Um cenário de mudanças climáticas é definido como um conjunto fisicamente consistente de mudanças nas variáveis meteorológicas com base em projeções de níveis de dióxido de carbono (CO2) e de outros gases de estufa na atmosfera. A base dos estudos tem sido o uso de modelos GCMs (General Circulation Models). Três deles têm sido usados principalmente: GISS (Goddard Institute for Space Studies), GFDL (Geophysical Fluid Dynamics Laboratory) e UKMO (United Kingdom Meteorological Office). Esses modelos projetam mudanças nas médias mensais de variáveis climáticas para faixas de latitude e longitude. Esses modelos são os meios mais avançados para se preverem futuras conseqüências climáticas pelo aumento dos gases de estufa. Eles simulam o regime térmico razoavelmente bem, porém o mesmo não ocorre com o regime hídrico, além de terem o seu desempenho variável conforme a região do globo. Além disso, não projetam mudanças confiáveis na variabilidade climática. E esses pontos são importantíssimos para avaliar os efeitos sobre a produtividade agrícola.

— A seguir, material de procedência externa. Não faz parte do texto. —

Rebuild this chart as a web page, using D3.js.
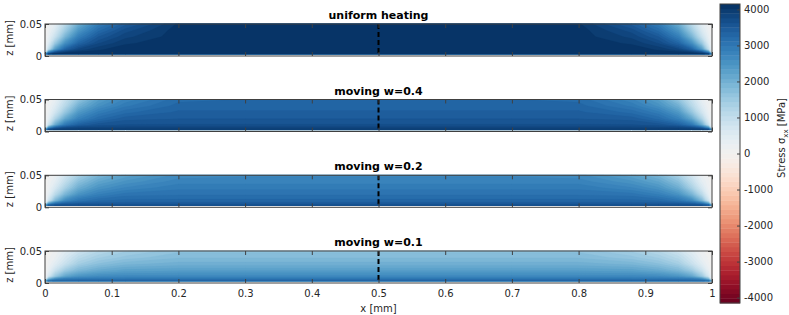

Não obstante, são as melhores ferramentas que a ciência dispõe no momento para avaliar impactos que devem ocorrer em horizontes de tempo de até cem anos.

A melhor forma é interpretar esses resultados como projeções, e não como previsões. Uma previsão é um cenário cujos resultados são considerados mais prováveis de ocorrer. Uma projeção, por outro lado, é baseada em uma série de pressuposições e pode ser feita com qualquer conjunto de pressuposições, não necessariamente o mais provável de ocorrer.

Estudos realizados na Agência de Proteção Ambiental dos Estados Unidos (EPA), com o horizonte de tempo do ano 2060, envolvendo 25 países, entre os quais o Brasil (sendo projetados impactos negativos nas culturas de trigo e de milho e positivos na cultura de soja), mostraram que o efeito da duplicação da concentração de CO2, ou de efeito similar a essa magnitude, pelo incremento de outros gases de estufa, poderá, em escala mundial, ser pequeno. Isso se comparado ao aumento de produção requerido para alimentar a população mundial na metade do próximo século, por exemplo. As regiões mais afetadas seriam as da faixa tropical, aumentando ainda mais a discrepância entre as hoje consideradas nações pobres e ricas.

Que o debate do aquecimento global é científico e político ao mesmo tempo não há margem para dúvidas. Particularmente quando entra no jogo o controle das emissões de gases pelas atividades industrial e agrícola, que asseguram o padrão de vida elevado às sociedades ditas evoluídas. E, por enquanto, a solução dos impasses parece ser mais política do que científica.

Para a melhoria dos debates sobre o tema mudanças climáticas e agricultura, deixam-se como sugestão de leitura os relatórios do Intergovernmental Panel on Climate Change (2001a, 2001b e 2001c), Philander (1998) e Symposium by the American Society of Agronomy (1995).